2. Die Klägerin hat auch keinen Anspruch auf Rente wegen teilweiser Erwerbsminderung bei Berufsunfähigkeit. Nach § 240 Abs. 1 SGB VI haben Anspruch auf Rente wegen teilweiser Erwerbsminderung bei Erfüllung der sonstigen Voraussetzungen bis zum Erreichen der Regelaltersgrenze auch Versicherte, die vor dem 02.01.1961 geboren und berufsunfähig sind. Berufsunfähig sind gemäß § 240 Abs. 2 SGB VI Versicherte, deren Erwerbsfähigkeit wegen Krankheit oder Behinderung im Vergleich zur Erwerbsfähigkeit von körperlich, geistig und seelisch gesunden Versicherten mit ähnlicher Ausbildung und gleichwertigen Kenntnissen und Fähigkeiten auf weniger als sechs Stunden gesunken ist. Der Kreis der Tätigkeiten, nach denen die Erwerbsfähigkeit von Versicherten zu beurteilen ist, umfasst alle Tätigkeiten, die ihren Kräften und Fähigkeiten entsprechen und ihnen unter Berücksichtigung der Dauer und des Umfangs ihrer Ausbildung sowie ihres bisherigen Berufs und der besonderen Anforderungen ihrer bisherigen Berufstätigkeit zugemutet werden können. Zumutbar ist stets eine Tätigkeit, für die die Versicherten durch Leistungen zur Teilhabe am Arbeitsleben mit Erfolg ausgebildet oder umgeschult worden sind. Berufsunfähig ist nicht, wer eine zumutbare Tätigkeit mindestens sechs Stunden täglich ausüben kann; dabei ist die jeweilige Arbeitsmarktlage nicht zu berücksichtigen.

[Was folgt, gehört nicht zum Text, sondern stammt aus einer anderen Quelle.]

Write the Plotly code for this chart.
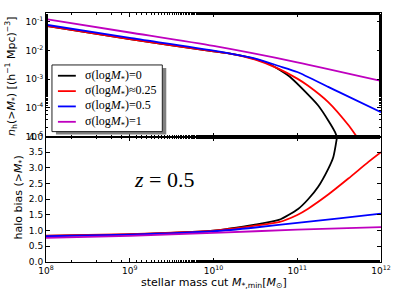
import plotly.graph_objects as go
import numpy as np

# ---- data (log10 stellar mass cut) ----
labels = ["σ(log<i>M</i><sub>*</sub>)=0", "σ(log<i>M</i><sub>*</sub>)≈0.25",
          "σ(log<i>M</i><sub>*</sub>)=0.5", "σ(log<i>M</i><sub>*</sub>)=1"]
colors = ["#000000", "#ff0000", "#0000ff", "#bf00bf"]

# top panel: log10 number density [(h^-1 Mpc)^-3]
nh_logM_s0 = [8, 9, 10, 10.18, 10.42, 10.66, 10.90, 11.13, 11.25, 11.37, 11.45, 11.48, 11.50]
nh_log_s0 = [-1.14, -1.60, -2.03, -2.10, -2.24, -2.46, -2.89, -3.54, -3.92, -4.44, -4.84, -5.05, -5.2]
nh_logM_s025 = [8, 9, 10, 10.18, 10.5, 10.78, 11.0, 11.13, 11.37, 11.61, 11.71, 11.74]
nh_log_s025 = [-1.14, -1.60, -2.03, -2.10, -2.32, -2.64, -2.98, -3.23, -3.80, -4.60, -5.0, -5.12]
nh_logM_s05 = [8, 9, 10, 10.5, 10.78, 11.0, 11.37, 11.5, 12]
nh_log_s05 = [-1.10, -1.56, -2.00, -2.28, -2.54, -2.75, -3.27, -3.45, -4.15]
nh_logM_s1 = [8, 9, 10, 11, 12]
nh_log_s1 = [-0.90, -1.37, -1.84, -2.41, -3.06]

# bottom panel: halo bias (>M*)
b_logM_s0 = [8, 9, 10, 10.18, 10.48, 10.78, 11.01, 11.13, 11.25, 11.37, 11.43, 11.47, 11.485]
b_s0 = [0.83, 0.88, 1.00, 1.06, 1.18, 1.34, 1.69, 2.00, 2.40, 2.97, 3.34, 3.90, 4.20]
b_logM_s025 = [8, 9, 10, 10.48, 10.78, 11.0, 11.13, 11.37, 11.61, 11.85, 12]
b_s025 = [0.84, 0.89, 1.00, 1.15, 1.27, 1.50, 1.70, 2.15, 2.66, 3.19, 3.50]
b_logM_s05 = [8, 9, 10, 10.5, 11, 11.5, 12]
b_s05 = [0.82, 0.87, 0.98, 1.10, 1.25, 1.39, 1.54]
b_logM_s1 = [8, 9, 10, 11, 12]
b_s1 = [0.77, 0.83, 0.93, 1.03, 1.11]

x_tickvals = [1e8, 1e9, 1e10, 1e11, 1e12]
x_ticktext = ["10<sup>8</sup>", "10<sup>9</sup>", "10<sup>10</sup>", "10<sup>11</sup>", "10<sup>12</sup>"]
ytop_tickvals = [1e-5, 1e-4, 1e-3, 1e-2, 1e-1]
ytop_ticktext = ["10<sup>-5</sup>", "10<sup>-4</sup>", "10<sup>-3</sup>", "10<sup>-2</sup>", "10<sup>-1</sup>"]
ybot_tickvals = [0.0, 0.5, 1.0, 1.5, 2.0, 2.5, 3.0, 3.5, 4.0]

top_x = [nh_logM_s0, nh_logM_s025, nh_logM_s05, nh_logM_s1]
top_y = [nh_log_s0, nh_log_s025, nh_log_s05, nh_log_s1]
bot_x = [b_logM_s0, b_logM_s025, b_logM_s05, b_logM_s1]
bot_y = [b_s0, b_s025, b_s05, b_s1]

fig = go.Figure()
for i in range(4):
    fig.add_trace(go.Scatter(
        x=10 ** np.array(top_x[i]), y=10 ** np.array(top_y[i]),
        mode="lines", line=dict(color=colors[i], width=1.8, shape="spline", smoothing=0.6),
        name=labels[i], xaxis="x2", yaxis="y2", showlegend=False))
for i in range(4):
    fig.add_trace(go.Scatter(
        x=10 ** np.array(bot_x[i]), y=bot_y[i],
        mode="lines", line=dict(color=colors[i], width=1.8, shape="spline", smoothing=0.6),
        name=labels[i], xaxis="x", yaxis="y", showlegend=False))

# ---- legend box (matplotlib style, with drop shadow) built in paper coordinates ----
PL, PT, PW, PH = 46, 8, 337, 254          # plot area in pixels
def px(x):
    return (x - PL) / PW
def py(y):
    return (PT + PH - y) / PH

shapes = [
    dict(type="rect", xref="paper", yref="paper", layer="above",
         x0=px(56), x1=px(167), y0=py(132), y1=py(64),
         fillcolor="#808080", line=dict(width=0)),
    dict(type="rect", xref="paper", yref="paper", layer="above",
         x0=px(52), x1=px(163), y0=py(129), y1=py(61),
         fillcolor="white", line=dict(color="#222", width=1)),
]
annotations = []
row_y = [72, 87.7, 103.3, 119]
for i in range(4):
    shapes.append(dict(type="line", xref="paper", yref="paper", layer="above",
                       x0=px(58), x1=px(76), y0=py(row_y[i]), y1=py(row_y[i]),
                       line=dict(color=colors[i], width=1.8)))
    annotations.append(dict(text=labels[i], xref="paper", yref="paper",
                            x=px(83), y=py(row_y[i]), xanchor="left", yanchor="middle",
                            showarrow=False,
                            font=dict(family="Liberation Serif", size=12, color="black")))

tickfont = dict(family="DejaVu Sans", size=9, color="black")
common_x = dict(type="log", range=[8, 12], ticks="inside", ticklen=4, tickcolor="black",
                showline=True, linecolor="black", linewidth=1, mirror="allticks",
                showgrid=False, zeroline=False, tickvals=x_tickvals,
                minor=dict(ticks="inside", ticklen=2, tickcolor="black", showgrid=False))

annotations += [
    dict(text="<i>n</i><sub>h</sub>(><i>M</i><sub>*</sub>) [(h<sup>−1</sup> Mpc)<sup>−3</sup>]",
         xref="paper", yref="paper", x=-0.104, y=0.744, xanchor="center", yanchor="middle",
         textangle=-90, showarrow=False, font=dict(family="DejaVu Sans", size=11, color="black")),
    dict(text="halo bias (><i>M</i><sub>*</sub>)",
         xref="paper", yref="paper", x=-0.08, y=0.26, xanchor="center", yanchor="middle",
         textangle=-90, showarrow=False, font=dict(family="DejaVu Sans", size=11, color="black")),
    dict(text="stellar mass cut <i>M</i><sub>*,min</sub>[<i>M</i><sub>⊙</sub>]",
         xref="paper", yref="paper", x=0.5, y=-0.083, xanchor="center", yanchor="middle",
         showarrow=False, font=dict(family="DejaVu Sans", size=11, color="black")),
    dict(text="<i>z</i> = 0.5", xref="x", yref="y", x=9.41, y=2.62,
         xanchor="center", yanchor="middle", showarrow=False,
         font=dict(family="Liberation Serif", size=22, color="black")),
]

fig.update_layout(
    width=399, height=299,
    margin=dict(l=46, r=16, t=8, b=37),
    paper_bgcolor="white", plot_bgcolor="white",
    xaxis=dict(**common_x, ticktext=x_ticktext, tickfont=tickfont, domain=[0, 1], anchor="y"),
    xaxis2=dict(**common_x, showticklabels=False, domain=[0, 1], anchor="y2", matches="x"),
    yaxis=dict(domain=[0, 0.504], range=[0, 4.0], tickvals=ybot_tickvals,
               ticktext=["%.1f" % v for v in ybot_tickvals], tickfont=tickfont,
               ticks="inside", ticklen=4, tickcolor="black", showline=True, linecolor="black",
               mirror="allticks", showgrid=False, zeroline=False, anchor="x"),
    yaxis2=dict(domain=[0.504, 1], type="log", range=[-5, -0.69], tickvals=ytop_tickvals,
                ticktext=ytop_ticktext, tickfont=tickfont,
                ticks="inside", ticklen=4, tickcolor="black", showline=True, linecolor="black",
                mirror="allticks", showgrid=False, zeroline=False, anchor="x2",
                minor=dict(ticks="inside", ticklen=2, tickcolor="black", showgrid=False)),
    showlegend=False,
    shapes=shapes,
    annotations=annotations,
)

# remove the default 8px page margin so the figure fills the window exactly
fig.write_html("out.html", config={"displayModeBar": False},
               post_script="document.body.style.margin='0';document.body.style.overflow='hidden';")
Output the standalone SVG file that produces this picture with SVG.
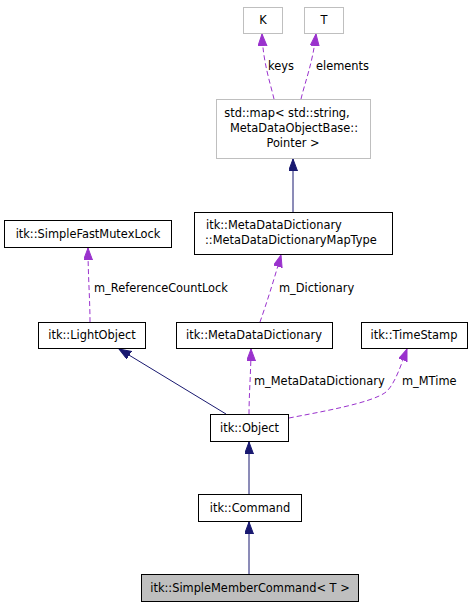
<svg xmlns="http://www.w3.org/2000/svg" width="473" height="608" viewBox="0 0 473 608">
<style>
text{font-family:"DejaVu Sans","Liberation Sans",sans-serif;font-size:11.4px;fill:#000}
.c{text-anchor:middle}
.box{fill:#fff;stroke:#000;stroke-width:1}
.gbox{fill:#fff;stroke:#bfbfbf;stroke-width:1}
.cur{fill:#bfbfbf;stroke:#000;stroke-width:1}
.inh{fill:none;stroke:#191970;stroke-width:1}
.use{fill:none;stroke:#9a32cd;stroke-width:1;stroke-dasharray:5,3}
</style>
<defs>
<marker id="an" markerUnits="userSpaceOnUse" markerWidth="13" markerHeight="11" refX="12" refY="4.5" orient="auto"><path d="M0,0 L12,4.5 L0,9 z" fill="#191970" stroke="#191970"/></marker>
<marker id="ap" markerUnits="userSpaceOnUse" markerWidth="13" markerHeight="11" refX="12" refY="4.5" orient="auto"><path d="M0,0 L12,4.5 L0,9 z" fill="#9a32cd" stroke="#9a32cd"/></marker>
</defs>
<rect width="473" height="608" fill="#fff"/>
<g id="edges">
<path class="use" d="M274,99 C270,82 263,62 262,34" marker-end="url(#ap)"/>
<text x="268" y="70">keys</text>
<path class="use" d="M301,99 C305,82 313,62 316,34" marker-end="url(#ap)"/>
<text x="316" y="70">elements</text>
<path class="inh" d="M293,212 L293,159" marker-end="url(#an)"/>
<path class="use" d="M260,322 C266,305 274,280 281,255" marker-end="url(#ap)"/>
<text x="279" y="292">m_Dictionary</text>
<path class="use" d="M90,322 C90,300 88,275 88,248" marker-end="url(#ap)"/>
<text x="94" y="292">m_ReferenceCountLock</text>
<path class="inh" d="M226,414 L119,349" marker-end="url(#an)"/>
<path class="use" d="M249,414 C249,395 251,370 251,349" marker-end="url(#ap)"/>
<text x="254" y="385">m_MetaDataDictionary</text>
<path class="use" d="M289,418 C320,412 372,403 386,392 C395,384 401,365 407,349" marker-end="url(#ap)"/>
<text x="402" y="385">m_MTime</text>
<path class="inh" d="M249,494 L249,442" marker-end="url(#an)"/>
<path class="inh" d="M249,574 L249,522" marker-end="url(#an)"/>
</g>
<g id="K"><rect class="gbox" x="243.5" y="7.5" width="39" height="26"/><text class="c" x="263" y="24">K</text></g>
<g id="T"><rect class="gbox" x="304.5" y="7.5" width="39" height="26"/><text class="c" x="324" y="24">T</text></g>
<g id="stdmap"><rect class="gbox" x="216.5" y="99.5" width="154" height="59"/>
<text class="c" x="287" y="117">std::map&lt; std::string,</text>
<text class="c" x="294" y="132">MetaDataObjectBase::</text>
<text class="c" x="293" y="147">Pointer &gt;</text></g>
<g id="MapType"><rect class="box" x="194.5" y="212.5" width="198" height="42"/>
<text x="206" y="229">itk::MetaDataDictionary</text>
<text x="205" y="244">::MetaDataDictionaryMapType</text></g>
<g id="SimpleFastMutexLock"><rect class="box" x="4.5" y="220.5" width="167" height="27"/><text class="c" x="88" y="238">itk::SimpleFastMutexLock</text></g>
<g id="LightObject"><rect class="box" x="38.5" y="322.5" width="107" height="26"/><text class="c" x="92" y="339">itk::LightObject</text></g>
<g id="MetaDataDictionary"><rect class="box" x="176.5" y="322.5" width="156" height="26"/><text class="c" x="254" y="339">itk::MetaDataDictionary</text></g>
<g id="TimeStamp"><rect class="box" x="361.5" y="322.5" width="106" height="26"/><text class="c" x="414" y="339">itk::TimeStamp</text></g>
<g id="Object"><rect class="box" x="210.5" y="414.5" width="78" height="27"/><text class="c" x="249.5" y="432">itk::Object</text></g>
<g id="Command"><rect class="box" x="198.5" y="494.5" width="103" height="27"/><text class="c" x="250" y="512">itk::Command</text></g>
<g id="SimpleMemberCommand"><rect class="cur" x="141.5" y="574.5" width="217" height="27"/><text class="c" x="250" y="592">itk::SimpleMemberCommand&lt; T &gt;</text></g>
</svg>
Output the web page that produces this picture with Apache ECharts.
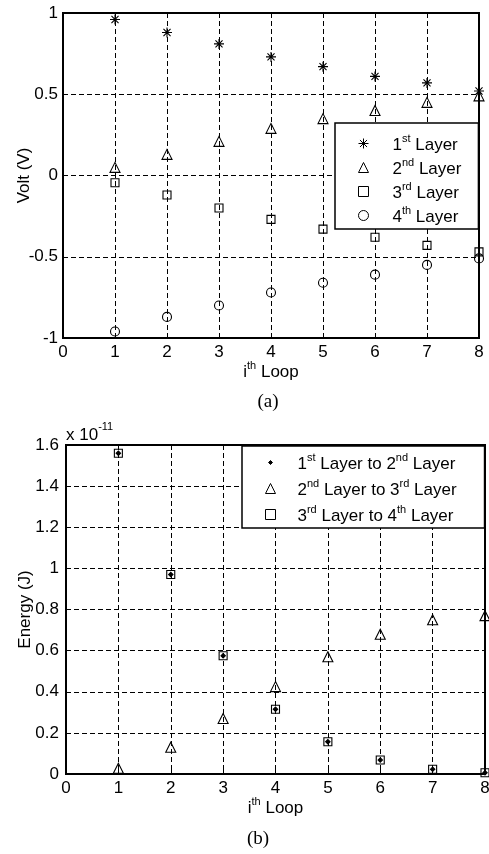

Bei der Klägerin, die 1955 und damit vor dem Stichtag geboren ist, ist keine Berufsunfähigkeit in diesem Sinne eingetreten. Bisheriger Beruf im Sinne des § 240 Abs. 1 SGB VI kann nur eine versicherungspflichtige Tätigkeit sein (Kamprad in Hauck/Noftz, SGB, 05/08, § 240 SGB VI Rn. 17). Die einzige versicherungspflichtige Tätigkeit, die die seit 1981 zunächst in Polen, seit 1992 dann in Deutschland selbstständig tätige Klägerin insoweit ausgeübt hat, ist die einer Verkaufsberaterin in einem Schuhgeschäft. Diese Tätigkeit hat sie im Zeitraum vom 01.03.2008 bis 31.03.2009 ausgeübt, mithin erst nach ihrem Fahrradunfall, den sie bereits im Jahr 2007 erlitten hatte, zunächst neben ihrer selbstständigen Tätigkeit im Großhandel, den sie erst rückwirkend auf den 31.12.2018 abgemeldet hat. Die versicherungspflichtige Tätigkeit endete durch Kündigung. Arbeitsunfähigkeit bestand im nahezu gesamten Zeitraum nicht, wie sich der Aufstellung der T. Krankenkasse vom 24.06.2015 ergibt, sondern erst ab 30.03.2009 mit Aufnahme ins Krankenhaus zur Durchführung der ersten Operation im Schulterbereich. Damit ist bereits fraglich, ob die Tätigkeit tatsächlich aus gesundheitlichen Gründen aufgegeben wurde. Jedenfalls geht der Senat ebenso wie das SG davon aus, dass die Klägerin unter Zugrundelegung des vom BSG entwickelten Mehrstufenschemas auf dem allgemeinen Arbeitsmarkt breit verweisbar ist entsprechend ihrer oben dargestellten Leistungsfähigkeit. Selbst wenn der Klägerin für diese Tätigkeit Berufsschutz im Sinne einer Einzelhandelsfachverkäuferin zukommen würde, wäre sie, wie von der Beklagten zutreffend im Schreiben vom 19.07.2018 ausgeführt, auf die Tätigkeiten einer Telefonistin verweisbar (vgl. hierzu Hessisches LSG, Urteil vom 29.01.2019 – L 2 R 237/16 – Juris Rn. 95).

Damit ist die Berufung insgesamt zurückzuweisen.

Die Kostenentscheidung beruht auf § 193 SGG.

Die Revision war nicht zuzulassen, da Gründe hierfür (§ 160 Abs. 2 SGG) nicht vorliegen.